═══ TASK MATERIAL

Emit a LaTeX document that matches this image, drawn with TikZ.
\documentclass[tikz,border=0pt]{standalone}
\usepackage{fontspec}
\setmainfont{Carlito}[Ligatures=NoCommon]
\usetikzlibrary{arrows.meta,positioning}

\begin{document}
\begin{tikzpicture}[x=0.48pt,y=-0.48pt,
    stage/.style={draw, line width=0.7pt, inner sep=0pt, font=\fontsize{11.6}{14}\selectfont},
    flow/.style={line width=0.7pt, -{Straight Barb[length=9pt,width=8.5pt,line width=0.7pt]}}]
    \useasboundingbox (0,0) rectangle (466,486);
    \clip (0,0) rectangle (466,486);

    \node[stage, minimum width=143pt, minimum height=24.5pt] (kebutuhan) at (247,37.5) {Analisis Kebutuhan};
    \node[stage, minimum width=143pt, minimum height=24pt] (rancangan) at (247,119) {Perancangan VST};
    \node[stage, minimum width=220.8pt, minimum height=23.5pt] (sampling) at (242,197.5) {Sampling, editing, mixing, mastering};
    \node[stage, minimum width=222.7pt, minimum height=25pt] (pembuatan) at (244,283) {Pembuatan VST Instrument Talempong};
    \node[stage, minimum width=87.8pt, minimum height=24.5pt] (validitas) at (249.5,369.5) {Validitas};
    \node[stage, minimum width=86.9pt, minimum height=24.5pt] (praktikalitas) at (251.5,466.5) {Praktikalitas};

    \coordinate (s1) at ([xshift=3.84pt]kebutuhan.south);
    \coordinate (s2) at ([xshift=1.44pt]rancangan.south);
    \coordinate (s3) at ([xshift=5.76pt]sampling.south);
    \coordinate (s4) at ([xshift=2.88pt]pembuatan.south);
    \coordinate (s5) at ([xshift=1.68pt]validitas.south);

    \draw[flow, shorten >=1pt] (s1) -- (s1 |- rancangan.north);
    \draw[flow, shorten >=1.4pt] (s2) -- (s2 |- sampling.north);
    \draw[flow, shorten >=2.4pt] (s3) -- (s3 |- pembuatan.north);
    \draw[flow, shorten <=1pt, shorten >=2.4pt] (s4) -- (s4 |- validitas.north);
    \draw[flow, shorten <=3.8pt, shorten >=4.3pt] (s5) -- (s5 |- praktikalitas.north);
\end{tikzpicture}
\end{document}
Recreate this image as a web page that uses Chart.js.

══════

Print the records once more, exactly as they were given.

Emit a LaTeX document that matches this image, drawn with TikZ.
\documentclass[tikz,border=0pt]{standalone}
\usepackage{fontspec}
\setmainfont{Carlito}[Ligatures=NoCommon]
\usetikzlibrary{arrows.meta,positioning}

\begin{document}
\begin{tikzpicture}[x=0.48pt,y=-0.48pt,
    stage/.style={draw, line width=0.7pt, inner sep=0pt, font=\fontsize{11.6}{14}\selectfont},
    flow/.style={line width=0.7pt, -{Straight Barb[length=9pt,width=8.5pt,line width=0.7pt]}}]
    \useasboundingbox (0,0) rectangle (466,486);
    \clip (0,0) rectangle (466,486);

    \node[stage, minimum width=143pt, minimum height=24.5pt] (kebutuhan) at (247,37.5) {Analisis Kebutuhan};
    \node[stage, minimum width=143pt, minimum height=24pt] (rancangan) at (247,119) {Perancangan VST};
    \node[stage, minimum width=220.8pt, minimum height=23.5pt] (sampling) at (242,197.5) {Sampling, editing, mixing, mastering};
    \node[stage, minimum width=222.7pt, minimum height=25pt] (pembuatan) at (244,283) {Pembuatan VST Instrument Talempong};
    \node[stage, minimum width=87.8pt, minimum height=24.5pt] (validitas) at (249.5,369.5) {Validitas};
    \node[stage, minimum width=86.9pt, minimum height=24.5pt] (praktikalitas) at (251.5,466.5) {Praktikalitas};

    \coordinate (s1) at ([xshift=3.84pt]kebutuhan.south);
    \coordinate (s2) at ([xshift=1.44pt]rancangan.south);
    \coordinate (s3) at ([xshift=5.76pt]sampling.south);
    \coordinate (s4) at ([xshift=2.88pt]pembuatan.south);
    \coordinate (s5) at ([xshift=1.68pt]validitas.south);

    \draw[flow, shorten >=1pt] (s1) -- (s1 |- rancangan.north);
    \draw[flow, shorten >=1.4pt] (s2) -- (s2 |- sampling.north);
    \draw[flow, shorten >=2.4pt] (s3) -- (s3 |- pembuatan.north);
    \draw[flow, shorten <=1pt, shorten >=2.4pt] (s4) -- (s4 |- validitas.north);
    \draw[flow, shorten <=3.8pt, shorten >=4.3pt] (s5) -- (s5 |- praktikalitas.north);
\end{tikzpicture}
\end{document}
Recreate this image as a web page that uses Chart.js.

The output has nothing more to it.